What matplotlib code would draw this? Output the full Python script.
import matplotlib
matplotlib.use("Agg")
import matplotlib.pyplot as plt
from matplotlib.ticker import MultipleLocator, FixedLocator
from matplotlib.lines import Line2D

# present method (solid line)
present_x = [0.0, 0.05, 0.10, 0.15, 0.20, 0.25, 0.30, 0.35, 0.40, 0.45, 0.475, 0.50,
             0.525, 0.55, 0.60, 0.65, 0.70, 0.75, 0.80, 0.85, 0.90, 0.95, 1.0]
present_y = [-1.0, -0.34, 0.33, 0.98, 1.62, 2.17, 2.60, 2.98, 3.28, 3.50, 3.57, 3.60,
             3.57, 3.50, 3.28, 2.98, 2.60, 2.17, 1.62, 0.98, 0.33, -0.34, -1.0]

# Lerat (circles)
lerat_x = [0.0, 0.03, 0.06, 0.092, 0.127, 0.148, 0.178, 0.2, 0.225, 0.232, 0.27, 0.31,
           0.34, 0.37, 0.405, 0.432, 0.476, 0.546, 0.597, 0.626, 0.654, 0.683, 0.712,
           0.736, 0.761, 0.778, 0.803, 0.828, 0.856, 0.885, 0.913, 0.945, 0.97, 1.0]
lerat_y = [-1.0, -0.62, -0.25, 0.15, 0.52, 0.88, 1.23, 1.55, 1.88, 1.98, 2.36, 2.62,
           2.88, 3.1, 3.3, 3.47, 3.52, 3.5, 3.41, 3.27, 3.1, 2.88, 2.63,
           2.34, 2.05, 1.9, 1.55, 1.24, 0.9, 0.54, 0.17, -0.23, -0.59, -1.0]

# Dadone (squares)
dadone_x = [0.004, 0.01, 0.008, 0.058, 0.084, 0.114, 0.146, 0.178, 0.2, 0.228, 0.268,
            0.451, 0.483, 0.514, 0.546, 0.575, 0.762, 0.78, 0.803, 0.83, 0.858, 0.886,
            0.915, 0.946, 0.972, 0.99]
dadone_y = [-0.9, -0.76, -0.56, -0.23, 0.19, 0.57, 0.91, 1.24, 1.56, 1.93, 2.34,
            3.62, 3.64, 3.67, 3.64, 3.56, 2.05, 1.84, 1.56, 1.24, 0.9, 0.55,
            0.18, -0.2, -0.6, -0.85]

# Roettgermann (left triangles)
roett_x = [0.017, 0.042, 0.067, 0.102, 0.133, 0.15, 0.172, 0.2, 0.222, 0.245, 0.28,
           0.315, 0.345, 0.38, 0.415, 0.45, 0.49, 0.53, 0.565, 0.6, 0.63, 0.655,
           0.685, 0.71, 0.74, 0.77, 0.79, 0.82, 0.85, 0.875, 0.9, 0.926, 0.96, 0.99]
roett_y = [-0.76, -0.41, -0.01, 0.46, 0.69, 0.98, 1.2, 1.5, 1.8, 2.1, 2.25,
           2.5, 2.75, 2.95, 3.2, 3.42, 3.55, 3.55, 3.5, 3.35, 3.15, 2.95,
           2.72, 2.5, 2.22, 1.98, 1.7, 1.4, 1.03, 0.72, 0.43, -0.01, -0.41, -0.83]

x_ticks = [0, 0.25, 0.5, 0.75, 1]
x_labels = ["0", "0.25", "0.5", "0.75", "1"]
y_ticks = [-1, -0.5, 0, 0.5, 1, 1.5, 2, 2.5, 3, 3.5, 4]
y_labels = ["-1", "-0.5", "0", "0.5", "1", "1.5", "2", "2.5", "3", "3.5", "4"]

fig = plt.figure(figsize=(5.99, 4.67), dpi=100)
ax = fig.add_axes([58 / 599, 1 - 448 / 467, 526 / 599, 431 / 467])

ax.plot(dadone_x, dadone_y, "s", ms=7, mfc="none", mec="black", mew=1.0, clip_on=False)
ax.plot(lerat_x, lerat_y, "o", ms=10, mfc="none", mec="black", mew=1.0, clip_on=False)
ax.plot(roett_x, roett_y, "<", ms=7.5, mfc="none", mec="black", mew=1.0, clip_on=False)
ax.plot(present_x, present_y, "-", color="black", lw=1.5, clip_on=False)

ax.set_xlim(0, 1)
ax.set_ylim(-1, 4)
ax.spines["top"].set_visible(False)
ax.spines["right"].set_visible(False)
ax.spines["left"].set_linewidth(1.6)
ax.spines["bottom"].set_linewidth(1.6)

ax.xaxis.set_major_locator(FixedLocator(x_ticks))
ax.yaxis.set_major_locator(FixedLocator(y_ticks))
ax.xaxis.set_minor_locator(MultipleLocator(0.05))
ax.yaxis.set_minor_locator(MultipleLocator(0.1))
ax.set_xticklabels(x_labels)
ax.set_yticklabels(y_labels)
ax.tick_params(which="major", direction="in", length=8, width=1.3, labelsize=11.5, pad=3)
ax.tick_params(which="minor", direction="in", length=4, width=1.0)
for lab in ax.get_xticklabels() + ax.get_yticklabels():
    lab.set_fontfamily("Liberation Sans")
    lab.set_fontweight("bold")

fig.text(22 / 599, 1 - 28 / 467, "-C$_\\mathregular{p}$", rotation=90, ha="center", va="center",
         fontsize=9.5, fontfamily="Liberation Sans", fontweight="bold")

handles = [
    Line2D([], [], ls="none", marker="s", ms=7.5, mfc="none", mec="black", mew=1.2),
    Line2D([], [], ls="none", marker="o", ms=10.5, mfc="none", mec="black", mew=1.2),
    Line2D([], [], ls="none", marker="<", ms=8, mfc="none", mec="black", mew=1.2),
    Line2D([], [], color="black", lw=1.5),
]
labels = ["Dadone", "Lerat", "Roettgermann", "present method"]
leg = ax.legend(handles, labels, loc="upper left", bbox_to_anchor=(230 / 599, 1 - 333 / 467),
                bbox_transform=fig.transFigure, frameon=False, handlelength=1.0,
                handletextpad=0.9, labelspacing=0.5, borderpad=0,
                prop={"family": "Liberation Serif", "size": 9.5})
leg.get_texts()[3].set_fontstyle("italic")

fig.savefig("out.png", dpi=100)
____________
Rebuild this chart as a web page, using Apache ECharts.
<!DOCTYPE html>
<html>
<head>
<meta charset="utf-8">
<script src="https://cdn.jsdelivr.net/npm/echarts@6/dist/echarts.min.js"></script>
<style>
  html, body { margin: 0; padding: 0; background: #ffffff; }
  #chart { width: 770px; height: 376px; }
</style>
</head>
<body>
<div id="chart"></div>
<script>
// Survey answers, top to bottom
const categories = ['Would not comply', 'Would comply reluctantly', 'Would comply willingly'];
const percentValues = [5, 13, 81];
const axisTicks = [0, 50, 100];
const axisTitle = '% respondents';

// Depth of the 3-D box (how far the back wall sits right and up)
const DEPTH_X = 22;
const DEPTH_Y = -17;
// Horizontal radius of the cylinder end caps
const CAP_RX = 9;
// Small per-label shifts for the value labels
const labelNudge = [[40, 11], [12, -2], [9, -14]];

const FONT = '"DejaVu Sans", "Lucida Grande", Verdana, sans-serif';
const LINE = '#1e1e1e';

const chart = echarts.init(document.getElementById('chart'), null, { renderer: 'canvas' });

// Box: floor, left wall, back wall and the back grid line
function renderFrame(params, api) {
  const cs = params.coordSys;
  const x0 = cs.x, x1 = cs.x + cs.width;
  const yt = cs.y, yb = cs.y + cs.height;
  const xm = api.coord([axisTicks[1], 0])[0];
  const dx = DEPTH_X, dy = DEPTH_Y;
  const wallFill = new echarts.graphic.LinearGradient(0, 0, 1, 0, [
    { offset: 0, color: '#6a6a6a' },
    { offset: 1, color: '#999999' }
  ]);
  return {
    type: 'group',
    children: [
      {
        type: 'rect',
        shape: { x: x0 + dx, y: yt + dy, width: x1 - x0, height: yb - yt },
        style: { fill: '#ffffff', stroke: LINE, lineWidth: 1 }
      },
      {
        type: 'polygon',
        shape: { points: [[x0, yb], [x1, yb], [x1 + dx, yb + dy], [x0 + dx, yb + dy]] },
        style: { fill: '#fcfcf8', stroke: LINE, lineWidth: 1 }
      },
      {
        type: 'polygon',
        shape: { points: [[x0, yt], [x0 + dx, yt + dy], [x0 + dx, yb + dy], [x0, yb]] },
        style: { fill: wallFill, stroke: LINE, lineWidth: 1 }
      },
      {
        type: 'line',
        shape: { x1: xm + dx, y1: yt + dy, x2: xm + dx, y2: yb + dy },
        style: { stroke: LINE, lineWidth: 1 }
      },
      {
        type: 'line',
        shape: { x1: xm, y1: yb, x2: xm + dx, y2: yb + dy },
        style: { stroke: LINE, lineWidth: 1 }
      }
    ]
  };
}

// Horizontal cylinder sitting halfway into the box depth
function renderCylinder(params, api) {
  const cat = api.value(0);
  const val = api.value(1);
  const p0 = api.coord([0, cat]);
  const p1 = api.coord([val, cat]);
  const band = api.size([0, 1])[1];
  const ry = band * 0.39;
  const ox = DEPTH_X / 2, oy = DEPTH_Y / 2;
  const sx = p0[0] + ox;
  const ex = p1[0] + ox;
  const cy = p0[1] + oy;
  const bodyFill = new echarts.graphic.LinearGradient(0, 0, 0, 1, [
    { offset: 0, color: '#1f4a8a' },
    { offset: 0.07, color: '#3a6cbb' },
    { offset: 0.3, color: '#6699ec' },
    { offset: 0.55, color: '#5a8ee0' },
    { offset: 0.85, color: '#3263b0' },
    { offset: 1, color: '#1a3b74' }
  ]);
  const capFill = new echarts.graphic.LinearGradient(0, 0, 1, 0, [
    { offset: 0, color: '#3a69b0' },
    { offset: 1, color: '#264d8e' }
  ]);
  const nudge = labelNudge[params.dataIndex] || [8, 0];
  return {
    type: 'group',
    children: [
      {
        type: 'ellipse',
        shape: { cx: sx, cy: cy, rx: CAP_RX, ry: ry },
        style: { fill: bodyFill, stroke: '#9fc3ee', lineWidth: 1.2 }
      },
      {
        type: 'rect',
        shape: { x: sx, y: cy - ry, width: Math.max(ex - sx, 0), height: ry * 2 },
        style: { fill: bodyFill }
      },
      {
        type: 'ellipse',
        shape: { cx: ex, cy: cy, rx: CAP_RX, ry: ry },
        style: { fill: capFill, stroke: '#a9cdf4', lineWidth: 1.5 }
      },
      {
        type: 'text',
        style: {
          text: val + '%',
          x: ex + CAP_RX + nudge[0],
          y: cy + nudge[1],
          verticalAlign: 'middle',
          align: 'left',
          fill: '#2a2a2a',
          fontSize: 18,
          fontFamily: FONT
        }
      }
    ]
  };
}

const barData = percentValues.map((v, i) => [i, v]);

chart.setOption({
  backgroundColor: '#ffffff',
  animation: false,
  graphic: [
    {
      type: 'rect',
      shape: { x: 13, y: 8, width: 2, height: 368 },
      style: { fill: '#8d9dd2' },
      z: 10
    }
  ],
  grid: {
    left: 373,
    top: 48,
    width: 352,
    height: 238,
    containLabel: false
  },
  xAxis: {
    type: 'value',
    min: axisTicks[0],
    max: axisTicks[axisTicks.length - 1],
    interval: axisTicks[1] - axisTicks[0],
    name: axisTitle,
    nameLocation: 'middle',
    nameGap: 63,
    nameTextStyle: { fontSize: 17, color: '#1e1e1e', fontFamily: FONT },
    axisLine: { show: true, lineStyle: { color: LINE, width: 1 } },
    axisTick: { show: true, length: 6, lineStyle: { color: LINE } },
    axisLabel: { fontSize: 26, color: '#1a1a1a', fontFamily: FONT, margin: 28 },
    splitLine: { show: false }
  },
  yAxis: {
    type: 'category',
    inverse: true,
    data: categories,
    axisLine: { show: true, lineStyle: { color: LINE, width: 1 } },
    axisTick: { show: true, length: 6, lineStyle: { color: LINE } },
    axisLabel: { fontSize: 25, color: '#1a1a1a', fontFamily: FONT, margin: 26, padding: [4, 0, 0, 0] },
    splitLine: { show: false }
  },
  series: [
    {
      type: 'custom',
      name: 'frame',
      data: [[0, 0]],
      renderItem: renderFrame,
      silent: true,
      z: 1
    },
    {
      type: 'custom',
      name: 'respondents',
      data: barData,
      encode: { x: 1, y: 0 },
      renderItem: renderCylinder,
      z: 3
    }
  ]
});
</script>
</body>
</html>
____________
- [Written request] Return the lines from the line with "What matplotlib code" through the line with "0.33, -0.34, -1.0]", inclusive, exactly as they stand, and nothing else.

- [Final result]
What matplotlib code would draw this? Output the full Python script.
import matplotlib
matplotlib.use("Agg")
import matplotlib.pyplot as plt
from matplotlib.ticker import MultipleLocator, FixedLocator
from matplotlib.lines import Line2D

# present method (solid line)
present_x = [0.0, 0.05, 0.10, 0.15, 0.20, 0.25, 0.30, 0.35, 0.40, 0.45, 0.475, 0.50,
             0.525, 0.55, 0.60, 0.65, 0.70, 0.75, 0.80, 0.85, 0.90, 0.95, 1.0]
present_y = [-1.0, -0.34, 0.33, 0.98, 1.62, 2.17, 2.60, 2.98, 3.28, 3.50, 3.57, 3.60,
             3.57, 3.50, 3.28, 2.98, 2.60, 2.17, 1.62, 0.98, 0.33, -0.34, -1.0]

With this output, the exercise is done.